Regardless of whether the host system or your software is the cause of a crash, a single EC2 instance is a single point of failure. If you rely on a single EC2 instance, your system will blow up: the only question is when.
Redundancy can remove a single point of failure
Imagine a production line that makes fluffy cloud pies. Producing a fluffy cloud pie requires several production steps (simplified!):
- Produce a pie crust.
- Cool down the pie crust.
- Put the fluffy cloud mass on top of the pie crust.
- Cool the fluffy cloud pie.
- Package the fluffy cloud pie.
The current setup is a single production line. The big problem with this setup is that whenever one of the steps crashes, the entire production line must be stopped. Figure 1 illustrates the problem when the second step (cooling the pie crust) crashes. The following steps no longer work either, because they don’t no longer receive cool pie crusts.
Why not have multiple production lines? Instead of one line, suppose we have three.

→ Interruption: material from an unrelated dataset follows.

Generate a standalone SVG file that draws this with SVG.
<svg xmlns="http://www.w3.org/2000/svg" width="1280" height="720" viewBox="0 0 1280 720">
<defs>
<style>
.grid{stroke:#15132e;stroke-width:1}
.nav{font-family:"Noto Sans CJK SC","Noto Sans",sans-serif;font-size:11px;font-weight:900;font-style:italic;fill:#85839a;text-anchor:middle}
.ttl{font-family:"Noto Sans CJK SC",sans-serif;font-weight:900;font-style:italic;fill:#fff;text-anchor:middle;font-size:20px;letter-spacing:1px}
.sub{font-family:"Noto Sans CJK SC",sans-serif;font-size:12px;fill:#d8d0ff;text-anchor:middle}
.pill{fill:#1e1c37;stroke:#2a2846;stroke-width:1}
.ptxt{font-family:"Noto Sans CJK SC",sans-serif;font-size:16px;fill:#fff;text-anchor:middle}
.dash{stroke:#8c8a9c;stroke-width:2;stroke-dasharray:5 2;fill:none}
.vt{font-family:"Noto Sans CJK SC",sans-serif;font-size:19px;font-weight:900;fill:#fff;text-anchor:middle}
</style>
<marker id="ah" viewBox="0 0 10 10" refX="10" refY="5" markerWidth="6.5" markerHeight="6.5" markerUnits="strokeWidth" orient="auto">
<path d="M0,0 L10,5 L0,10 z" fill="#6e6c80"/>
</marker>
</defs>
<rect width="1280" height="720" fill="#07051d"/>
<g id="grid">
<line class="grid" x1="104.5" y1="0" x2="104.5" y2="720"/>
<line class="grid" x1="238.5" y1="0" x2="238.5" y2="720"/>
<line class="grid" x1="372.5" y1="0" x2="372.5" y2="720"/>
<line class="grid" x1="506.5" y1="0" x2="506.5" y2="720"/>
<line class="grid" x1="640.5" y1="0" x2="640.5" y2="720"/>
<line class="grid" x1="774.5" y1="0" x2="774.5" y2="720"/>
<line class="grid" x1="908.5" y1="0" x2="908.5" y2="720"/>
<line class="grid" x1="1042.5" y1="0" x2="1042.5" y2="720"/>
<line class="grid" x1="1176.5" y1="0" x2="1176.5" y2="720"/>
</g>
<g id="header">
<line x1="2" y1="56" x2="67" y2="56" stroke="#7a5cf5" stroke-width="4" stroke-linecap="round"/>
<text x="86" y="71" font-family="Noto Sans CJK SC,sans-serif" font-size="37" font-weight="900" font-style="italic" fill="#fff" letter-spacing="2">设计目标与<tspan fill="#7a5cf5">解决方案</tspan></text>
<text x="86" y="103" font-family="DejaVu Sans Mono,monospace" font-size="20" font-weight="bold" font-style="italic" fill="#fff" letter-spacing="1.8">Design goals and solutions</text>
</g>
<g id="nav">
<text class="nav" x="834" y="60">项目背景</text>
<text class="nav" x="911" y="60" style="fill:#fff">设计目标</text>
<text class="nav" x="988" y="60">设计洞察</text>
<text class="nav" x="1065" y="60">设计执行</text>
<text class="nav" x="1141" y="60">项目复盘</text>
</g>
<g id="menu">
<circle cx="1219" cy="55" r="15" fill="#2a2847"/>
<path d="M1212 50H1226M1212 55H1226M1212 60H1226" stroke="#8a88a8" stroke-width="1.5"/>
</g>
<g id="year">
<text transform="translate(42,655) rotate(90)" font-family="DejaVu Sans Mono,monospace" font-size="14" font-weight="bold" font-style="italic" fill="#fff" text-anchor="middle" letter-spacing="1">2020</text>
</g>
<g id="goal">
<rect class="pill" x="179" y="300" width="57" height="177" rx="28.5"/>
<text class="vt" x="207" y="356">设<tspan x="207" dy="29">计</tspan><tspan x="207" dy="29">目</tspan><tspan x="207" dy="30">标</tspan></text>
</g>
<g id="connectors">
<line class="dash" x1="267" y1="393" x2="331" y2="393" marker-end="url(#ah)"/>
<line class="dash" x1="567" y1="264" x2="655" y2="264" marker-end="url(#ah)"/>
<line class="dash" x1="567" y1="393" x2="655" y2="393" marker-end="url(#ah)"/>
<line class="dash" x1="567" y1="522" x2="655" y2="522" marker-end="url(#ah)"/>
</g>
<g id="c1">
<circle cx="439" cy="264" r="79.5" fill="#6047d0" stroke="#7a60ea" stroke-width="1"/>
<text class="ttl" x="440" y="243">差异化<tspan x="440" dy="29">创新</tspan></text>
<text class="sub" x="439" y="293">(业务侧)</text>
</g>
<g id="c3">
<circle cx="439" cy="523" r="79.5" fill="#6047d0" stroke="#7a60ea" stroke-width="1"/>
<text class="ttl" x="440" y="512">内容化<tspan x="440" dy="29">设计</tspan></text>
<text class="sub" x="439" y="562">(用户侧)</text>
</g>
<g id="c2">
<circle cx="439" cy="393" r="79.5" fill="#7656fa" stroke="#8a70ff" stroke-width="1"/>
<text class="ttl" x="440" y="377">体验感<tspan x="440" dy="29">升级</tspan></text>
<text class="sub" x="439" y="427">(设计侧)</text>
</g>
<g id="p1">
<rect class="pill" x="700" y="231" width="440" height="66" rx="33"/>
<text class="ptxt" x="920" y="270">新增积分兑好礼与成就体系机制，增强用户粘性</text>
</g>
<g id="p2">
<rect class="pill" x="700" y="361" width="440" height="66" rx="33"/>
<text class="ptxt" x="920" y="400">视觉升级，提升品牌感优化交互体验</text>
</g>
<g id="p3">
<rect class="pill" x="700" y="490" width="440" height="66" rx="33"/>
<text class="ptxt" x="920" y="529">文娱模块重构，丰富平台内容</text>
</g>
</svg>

If one of the lines fails, the other two can still produce fluffy cloud pies for all the hungry customers in the world. Figure 2 shows the improvements; the only downside is that we need three times as many machines.

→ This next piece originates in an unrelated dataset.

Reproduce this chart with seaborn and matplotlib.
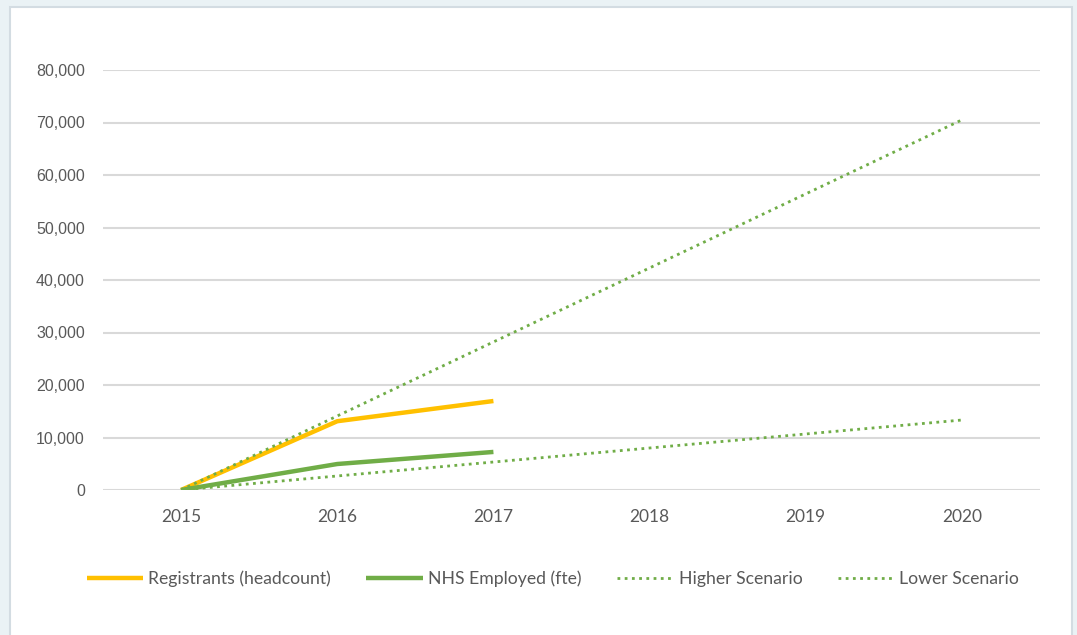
import matplotlib
matplotlib.use("Agg")
import matplotlib.pyplot as plt
import seaborn as sns
import pandas as pd
import numpy as np
from matplotlib.patches import Rectangle

years = [2015, 2016, 2017, 2018, 2019, 2020]
registrants = [0, 13100, 16950]
nhs_employed = [0, 4950, 7250]
higher_scenario = [0, 14100, 28200, 42300, 56400, 70500]
lower_scenario = [0, 2670, 5330, 8000, 10670, 13330]
y_ticks = [0, 10000, 20000, 30000, 40000, 50000, 60000, 70000, 80000]

series_names = ["Registrants (headcount)", "NHS Employed (fte)", "Higher Scenario", "Lower Scenario"]
series_values = [registrants, nhs_employed, higher_scenario, lower_scenario]

rows = []
for name, vals in zip(series_names, series_values):
    for yr, v in zip(years, vals):
        rows.append({"Year": yr, "Value": v, "Series": name})
df = pd.DataFrame(rows)

sns.set_theme(style="white")
plt.rcParams["font.family"] = ["Lato", "DejaVu Sans"]

fig = plt.figure(figsize=(10.77, 6.35), dpi=100)
fig.patch.set_facecolor("#eaf2f5")
panel = Rectangle((10 / 1077, -0.01), 1062 / 1077, 1.0 - 7 / 635 + 0.01,
                  transform=fig.transFigure, facecolor="white",
                  edgecolor="#d3dce2", linewidth=1.5, zorder=-10)
fig.patches.append(panel)

ax = fig.add_axes([103 / 1077, (635 - 490) / 635, (1040 - 103) / 1077, (490 - 70) / 635])
ax.set_zorder(1)
ax.set_facecolor("white")

yellow = "#ffc000"
green = "#70ad47"
styles = {
    "Registrants (headcount)": dict(color=yellow, linewidth=3.2, linestyle="-", zorder=3),
    "NHS Employed (fte)": dict(color=green, linewidth=3.2, linestyle="-", zorder=3),
    "Higher Scenario": dict(color=green, linewidth=2.0, linestyle=(0, (1, 1.6)), zorder=4),
    "Lower Scenario": dict(color=green, linewidth=2.0, linestyle=(0, (1, 1.6)), zorder=4),
}
for name in series_names:
    sub = df[df["Series"] == name]
    st = styles[name]
    sns.lineplot(data=sub, x="Year", y="Value", ax=ax, label=name, sort=False,
                 color=st["color"], linewidth=st["linewidth"], linestyle=st["linestyle"],
                 zorder=st["zorder"], solid_capstyle="butt")

ax.set_xlim(years[0] - 0.5, years[-1] + 0.5)
ax.set_ylim(0, 80000)
ax.set_xticks(years)
ax.set_xticklabels([str(y) for y in years])
ax.set_yticks(y_ticks)
ax.set_yticklabels([f"{v:,}" for v in y_ticks], family=["Liberation Sans", "DejaVu Sans"])
ax.yaxis.grid(True, color="#d9d9d9", linewidth=1.5)
ax.xaxis.grid(False)
ax.set_axisbelow(True)
for s in ax.spines.values():
    s.set_visible(False)
ax.tick_params(axis="y", length=0, pad=13, labelsize=11.5, labelcolor="#595959")
ax.tick_params(axis="x", length=0, pad=14, labelsize=12.5, labelcolor="#595959")
ax.set_xlabel("")
ax.set_ylabel("")

ax.get_legend().remove()
handles, labels = ax.get_legend_handles_labels()
fig.legend(handles, labels, loc="center", bbox_to_anchor=(553 / 1077, 1 - 579 / 635),
           ncol=4, frameon=False, fontsize=12.7, handlelength=3.2, handletextpad=0.3,
           columnspacing=2.0, labelcolor="#595959")

fig.savefig("out.png", dpi=100, facecolor=fig.get_facecolor())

The example can be transferred to EC2 instances as well. Instead of having only one EC2 instance, you can have three of them running your software. If one of those instances crashes, the other two are still able to serve incoming requests. You can also minimize the cost impact of one versus three instances: instead of one large EC2 instance, you can choose three small ones. The problem that arises with a dynamic server pool is, how can you communicate with the instances? The answer is decoupling: put a load balancer between your EC2 instances and the requestor or a message queue. Read on to learn how this works.
Redundancy requires decoupling
Figure 3 shows how EC2 instances can be made fault-tolerant by using redundancy and synchronous decoupling. If one of the EC2 instances crashes, ELB stops to route requests to the crashed instances. The auto-scaling group replaces the crashed EC2 instance within minutes, and ELB begins to route requests to the new instance.
Take a second look at figure 3 and see what parts are redundant:
- Availability zones—Two are used. If one AZ goes down, we still have EC2 instances running in the other AZ.
- Subnets—A subnet is tightly coupled to an AZ. Therefore we need one subnet in each AZ, and subnets are also redundant.
- EC2 instances—We have multi-redundancy for EC2 instances. We have multiple instances in a single subnet (AZ), and we have instances in two subnets (AZs).
Figure 4 shows a fault-tolerant system built with EC2 that uses the power of redundancy and asynchronous decoupling to process messages from an SQS queue.
In both figures, the load balancer / SQS queue appears only once. This doesn’t mean ELB or SQS is a single point of failure; on the contrary, ELB and SQS are fault-tolerant by default.
Introducing redundancy doesn’t necessarily increase your costs. An m3.large instance with 2 CPUs and 7,5 GiB RAM costs exactly the same as two m3.medium instances with 1 CPU and 3,75 GiB of RAM. The only additional costs are created by the decoupling layer: ELB or SQS.